#### The exercise
Restate the whole of the material. Keep every word, and drop the pictures.

#### Material provided

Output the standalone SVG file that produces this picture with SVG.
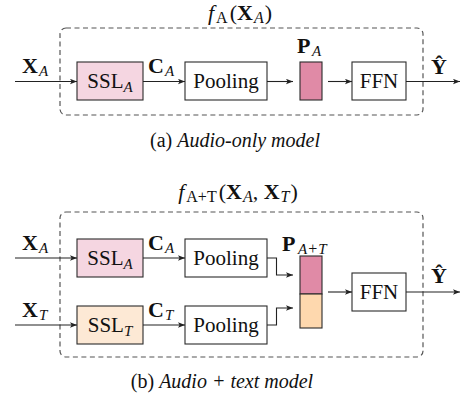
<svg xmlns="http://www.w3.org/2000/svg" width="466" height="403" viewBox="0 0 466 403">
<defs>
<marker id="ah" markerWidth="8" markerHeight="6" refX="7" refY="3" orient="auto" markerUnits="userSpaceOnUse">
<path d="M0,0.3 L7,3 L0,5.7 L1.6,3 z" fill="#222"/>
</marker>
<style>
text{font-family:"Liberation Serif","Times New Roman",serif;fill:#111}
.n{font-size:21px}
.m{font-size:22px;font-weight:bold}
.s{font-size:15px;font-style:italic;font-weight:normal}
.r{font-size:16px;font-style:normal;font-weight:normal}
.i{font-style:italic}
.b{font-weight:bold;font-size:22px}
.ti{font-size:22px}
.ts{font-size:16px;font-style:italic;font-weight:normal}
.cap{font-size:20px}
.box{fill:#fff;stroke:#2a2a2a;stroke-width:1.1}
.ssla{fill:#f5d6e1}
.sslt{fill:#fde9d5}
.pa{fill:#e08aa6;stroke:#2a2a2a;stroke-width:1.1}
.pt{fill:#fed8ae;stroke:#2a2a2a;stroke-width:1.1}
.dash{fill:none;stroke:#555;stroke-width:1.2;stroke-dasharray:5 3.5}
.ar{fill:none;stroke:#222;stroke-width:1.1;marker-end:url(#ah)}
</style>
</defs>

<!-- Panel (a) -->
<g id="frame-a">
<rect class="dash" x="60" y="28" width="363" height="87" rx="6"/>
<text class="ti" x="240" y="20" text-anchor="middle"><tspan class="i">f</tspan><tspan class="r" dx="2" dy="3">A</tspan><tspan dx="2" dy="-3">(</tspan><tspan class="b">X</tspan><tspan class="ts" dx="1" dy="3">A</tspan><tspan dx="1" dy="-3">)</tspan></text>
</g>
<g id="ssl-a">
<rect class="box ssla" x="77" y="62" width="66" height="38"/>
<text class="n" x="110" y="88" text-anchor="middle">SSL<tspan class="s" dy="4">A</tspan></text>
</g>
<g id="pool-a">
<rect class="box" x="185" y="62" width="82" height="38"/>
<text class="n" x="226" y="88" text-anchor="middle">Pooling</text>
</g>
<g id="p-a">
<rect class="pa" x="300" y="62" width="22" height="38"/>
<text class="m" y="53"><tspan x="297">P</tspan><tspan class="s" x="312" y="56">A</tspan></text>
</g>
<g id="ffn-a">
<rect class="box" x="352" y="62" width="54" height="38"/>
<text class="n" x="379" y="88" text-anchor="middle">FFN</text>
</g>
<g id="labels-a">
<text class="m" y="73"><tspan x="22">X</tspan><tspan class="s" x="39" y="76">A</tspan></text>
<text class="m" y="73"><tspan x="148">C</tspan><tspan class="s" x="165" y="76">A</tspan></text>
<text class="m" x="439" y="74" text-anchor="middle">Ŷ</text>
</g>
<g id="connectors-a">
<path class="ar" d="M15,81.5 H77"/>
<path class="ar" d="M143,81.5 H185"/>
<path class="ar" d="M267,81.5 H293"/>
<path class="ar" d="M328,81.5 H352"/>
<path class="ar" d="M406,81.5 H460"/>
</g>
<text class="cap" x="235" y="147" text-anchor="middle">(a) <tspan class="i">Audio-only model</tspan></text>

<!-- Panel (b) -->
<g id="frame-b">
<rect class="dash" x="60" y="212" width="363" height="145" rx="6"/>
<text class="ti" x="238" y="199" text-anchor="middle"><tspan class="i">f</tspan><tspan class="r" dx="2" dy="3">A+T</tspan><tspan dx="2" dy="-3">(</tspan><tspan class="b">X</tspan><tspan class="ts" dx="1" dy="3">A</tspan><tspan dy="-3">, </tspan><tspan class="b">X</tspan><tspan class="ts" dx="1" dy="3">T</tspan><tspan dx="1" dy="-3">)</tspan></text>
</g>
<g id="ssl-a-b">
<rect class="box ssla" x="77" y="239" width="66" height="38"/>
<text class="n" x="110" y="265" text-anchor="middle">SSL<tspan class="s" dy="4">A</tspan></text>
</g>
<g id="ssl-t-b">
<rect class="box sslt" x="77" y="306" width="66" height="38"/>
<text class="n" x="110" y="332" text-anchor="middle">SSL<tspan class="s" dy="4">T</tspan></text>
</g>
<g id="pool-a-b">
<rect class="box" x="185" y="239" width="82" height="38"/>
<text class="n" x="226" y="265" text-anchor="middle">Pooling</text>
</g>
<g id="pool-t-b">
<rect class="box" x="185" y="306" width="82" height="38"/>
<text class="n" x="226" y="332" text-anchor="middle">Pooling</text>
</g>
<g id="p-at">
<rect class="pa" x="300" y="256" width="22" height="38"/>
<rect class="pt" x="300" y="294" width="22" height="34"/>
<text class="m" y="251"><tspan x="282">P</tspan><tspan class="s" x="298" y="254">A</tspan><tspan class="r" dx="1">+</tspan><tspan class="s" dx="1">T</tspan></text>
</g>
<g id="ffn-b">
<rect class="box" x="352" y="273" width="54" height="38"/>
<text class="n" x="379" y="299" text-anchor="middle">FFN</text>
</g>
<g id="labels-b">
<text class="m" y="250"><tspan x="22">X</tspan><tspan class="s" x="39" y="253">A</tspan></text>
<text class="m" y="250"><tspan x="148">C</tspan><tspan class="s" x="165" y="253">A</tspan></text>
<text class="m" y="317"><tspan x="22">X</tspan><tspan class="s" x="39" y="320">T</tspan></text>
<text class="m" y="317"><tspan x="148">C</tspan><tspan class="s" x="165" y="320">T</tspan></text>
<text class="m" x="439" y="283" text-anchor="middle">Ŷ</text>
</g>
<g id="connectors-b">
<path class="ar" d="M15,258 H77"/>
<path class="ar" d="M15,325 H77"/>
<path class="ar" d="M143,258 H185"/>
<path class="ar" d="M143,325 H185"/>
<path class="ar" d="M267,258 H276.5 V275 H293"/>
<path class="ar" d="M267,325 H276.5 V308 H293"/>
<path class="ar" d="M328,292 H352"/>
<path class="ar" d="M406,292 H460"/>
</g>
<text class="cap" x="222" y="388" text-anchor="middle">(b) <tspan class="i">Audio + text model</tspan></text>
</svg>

#### Solution to this problem
Output the standalone SVG file that produces this picture with SVG.
<svg xmlns="http://www.w3.org/2000/svg" width="466" height="403" viewBox="0 0 466 403">
<defs>
<marker id="ah" markerWidth="8" markerHeight="6" refX="7" refY="3" orient="auto" markerUnits="userSpaceOnUse">
<path d="M0,0.3 L7,3 L0,5.7 L1.6,3 z" fill="#222"/>
</marker>
<style>
text{font-family:"Liberation Serif","Times New Roman",serif;fill:#111}
.n{font-size:21px}
.m{font-size:22px;font-weight:bold}
.s{font-size:15px;font-style:italic;font-weight:normal}
.r{font-size:16px;font-style:normal;font-weight:normal}
.i{font-style:italic}
.b{font-weight:bold;font-size:22px}
.ti{font-size:22px}
.ts{font-size:16px;font-style:italic;font-weight:normal}
.cap{font-size:20px}
.box{fill:#fff;stroke:#2a2a2a;stroke-width:1.1}
.ssla{fill:#f5d6e1}
.sslt{fill:#fde9d5}
.pa{fill:#e08aa6;stroke:#2a2a2a;stroke-width:1.1}
.pt{fill:#fed8ae;stroke:#2a2a2a;stroke-width:1.1}
.dash{fill:none;stroke:#555;stroke-width:1.2;stroke-dasharray:5 3.5}
.ar{fill:none;stroke:#222;stroke-width:1.1;marker-end:url(#ah)}
</style>
</defs>

<!-- Panel (a) -->
<g id="frame-a">
<rect class="dash" x="60" y="28" width="363" height="87" rx="6"/>
<text class="ti" x="240" y="20" text-anchor="middle"><tspan class="i">f</tspan><tspan class="r" dx="2" dy="3">A</tspan><tspan dx="2" dy="-3">(</tspan><tspan class="b">X</tspan><tspan class="ts" dx="1" dy="3">A</tspan><tspan dx="1" dy="-3">)</tspan></text>
</g>
<g id="ssl-a">
<rect class="box ssla" x="77" y="62" width="66" height="38"/>
<text class="n" x="110" y="88" text-anchor="middle">SSL<tspan class="s" dy="4">A</tspan></text>
</g>
<g id="pool-a">
<rect class="box" x="185" y="62" width="82" height="38"/>
<text class="n" x="226" y="88" text-anchor="middle">Pooling</text>
</g>
<g id="p-a">
<rect class="pa" x="300" y="62" width="22" height="38"/>
<text class="m" y="53"><tspan x="297">P</tspan><tspan class="s" x="312" y="56">A</tspan></text>
</g>
<g id="ffn-a">
<rect class="box" x="352" y="62" width="54" height="38"/>
<text class="n" x="379" y="88" text-anchor="middle">FFN</text>
</g>
<g id="labels-a">
<text class="m" y="73"><tspan x="22">X</tspan><tspan class="s" x="39" y="76">A</tspan></text>
<text class="m" y="73"><tspan x="148">C</tspan><tspan class="s" x="165" y="76">A</tspan></text>
<text class="m" x="439" y="74" text-anchor="middle">Ŷ</text>
</g>
<g id="connectors-a">
<path class="ar" d="M15,81.5 H77"/>
<path class="ar" d="M143,81.5 H185"/>
<path class="ar" d="M267,81.5 H293"/>
<path class="ar" d="M328,81.5 H352"/>
<path class="ar" d="M406,81.5 H460"/>
</g>
<text class="cap" x="235" y="147" text-anchor="middle">(a) <tspan class="i">Audio-only model</tspan></text>

<!-- Panel (b) -->
<g id="frame-b">
<rect class="dash" x="60" y="212" width="363" height="145" rx="6"/>
<text class="ti" x="238" y="199" text-anchor="middle"><tspan class="i">f</tspan><tspan class="r" dx="2" dy="3">A+T</tspan><tspan dx="2" dy="-3">(</tspan><tspan class="b">X</tspan><tspan class="ts" dx="1" dy="3">A</tspan><tspan dy="-3">, </tspan><tspan class="b">X</tspan><tspan class="ts" dx="1" dy="3">T</tspan><tspan dx="1" dy="-3">)</tspan></text>
</g>
<g id="ssl-a-b">
<rect class="box ssla" x="77" y="239" width="66" height="38"/>
<text class="n" x="110" y="265" text-anchor="middle">SSL<tspan class="s" dy="4">A</tspan></text>
</g>
<g id="ssl-t-b">
<rect class="box sslt" x="77" y="306" width="66" height="38"/>
<text class="n" x="110" y="332" text-anchor="middle">SSL<tspan class="s" dy="4">T</tspan></text>
</g>
<g id="pool-a-b">
<rect class="box" x="185" y="239" width="82" height="38"/>
<text class="n" x="226" y="265" text-anchor="middle">Pooling</text>
</g>
<g id="pool-t-b">
<rect class="box" x="185" y="306" width="82" height="38"/>
<text class="n" x="226" y="332" text-anchor="middle">Pooling</text>
</g>
<g id="p-at">
<rect class="pa" x="300" y="256" width="22" height="38"/>
<rect class="pt" x="300" y="294" width="22" height="34"/>
<text class="m" y="251"><tspan x="282">P</tspan><tspan class="s" x="298" y="254">A</tspan><tspan class="r" dx="1">+</tspan><tspan class="s" dx="1">T</tspan></text>
</g>
<g id="ffn-b">
<rect class="box" x="352" y="273" width="54" height="38"/>
<text class="n" x="379" y="299" text-anchor="middle">FFN</text>
</g>
<g id="labels-b">
<text class="m" y="250"><tspan x="22">X</tspan><tspan class="s" x="39" y="253">A</tspan></text>
<text class="m" y="250"><tspan x="148">C</tspan><tspan class="s" x="165" y="253">A</tspan></text>
<text class="m" y="317"><tspan x="22">X</tspan><tspan class="s" x="39" y="320">T</tspan></text>
<text class="m" y="317"><tspan x="148">C</tspan><tspan class="s" x="165" y="320">T</tspan></text>
<text class="m" x="439" y="283" text-anchor="middle">Ŷ</text>
</g>
<g id="connectors-b">
<path class="ar" d="M15,258 H77"/>
<path class="ar" d="M15,325 H77"/>
<path class="ar" d="M143,258 H185"/>
<path class="ar" d="M143,325 H185"/>
<path class="ar" d="M267,258 H276.5 V275 H293"/>
<path class="ar" d="M267,325 H276.5 V308 H293"/>
<path class="ar" d="M328,292 H352"/>
<path class="ar" d="M406,292 H460"/>
</g>
<text class="cap" x="222" y="388" text-anchor="middle">(b) <tspan class="i">Audio + text model</tspan></text>
</svg>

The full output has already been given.